7. Leaving a Friday art criticism seminar at Marchutz, and feeling like I could see everything deeper and better
8. Sitting in the Cave (the basement of our school), blogging, drinking 89-cent champagne, and watching the “Family Guy” movie with my friends
9. All the wandering, drinking, eating, discussions, and laughter with Tara
10. Sitting in the shadow of the Eiffel Tower with Rance, eating and chatting, watching the sun set–when suddenly the Tower lit up and sparkled brilliantly
I Can’t Believe I Did This
1. Saw a letter from Napoleon to Josephine, and the Berlin Wall
2. Let a Frenchwoman know I thought her cooking was inedible (it was)
3. Took a taxi to class when I was late for my own presentation
4. Went topless with friends on a beach in Antibes (too bad about the perverts)
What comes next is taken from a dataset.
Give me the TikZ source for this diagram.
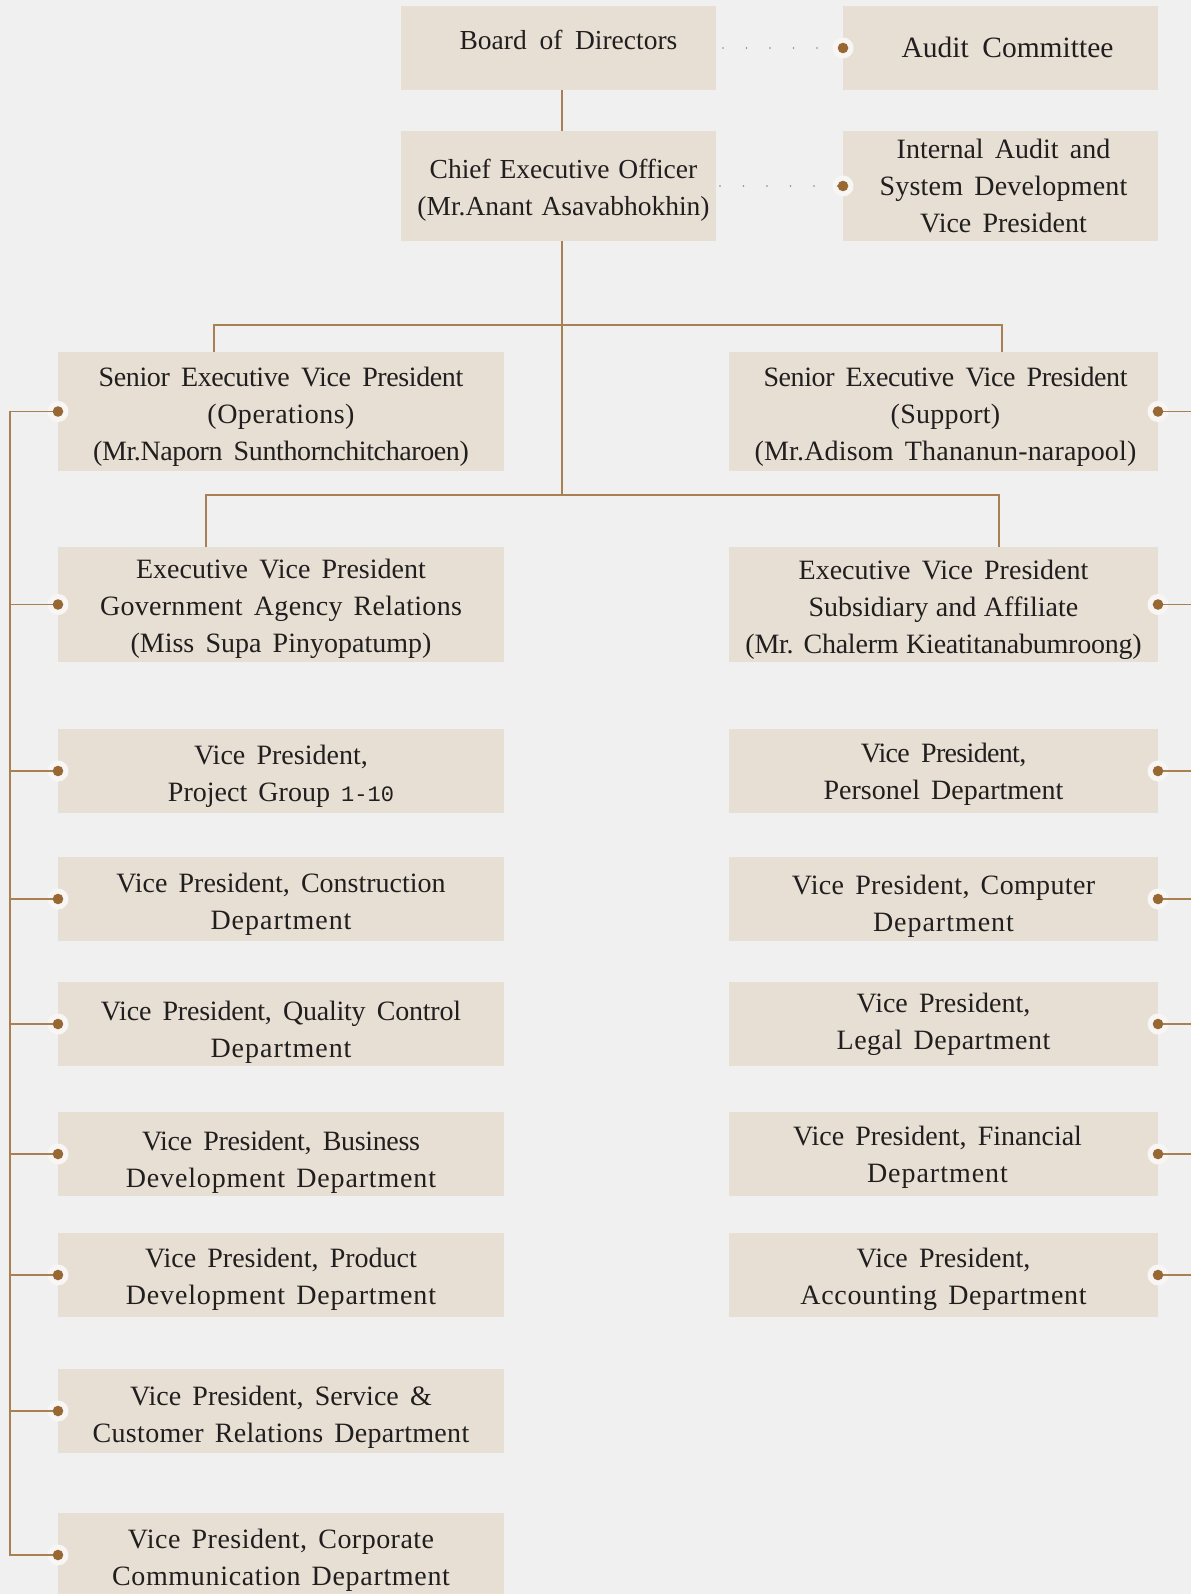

5. Spent a lot of my time in Monte Carlo wandering around the Casino parking lot and garage, checking out the cars
6. Cleaned a stranger’s vomit out of a friend’s sweater, in the ladies’ room of a Mafia-run 24-hour diner
7. Encouraged a drunk friend to pee into an o.j. bottle during a field-trip bus ride (she almost did it)
8. Slept in Paris’s Orly airport lounge, with cool Eleonore from Kazakhstan
9. Made out with a random Swiss guy in the hallway of a Berlin hostel, until he picked me up and fell over and I hit my head
10. Used a squat toilet while completely, hysterically wasted
Ahhh…Success!
Jun 7th
Sitting in the basement of the VCU Cabell Library, blogging via wireless internet. I wanted to make sure that the AirPort card was working properly before I made it over to France. I’ll be using this laptop to connect to the internet there, and I sure didn’t want to get there and find out there was a problem getting online. But all is well.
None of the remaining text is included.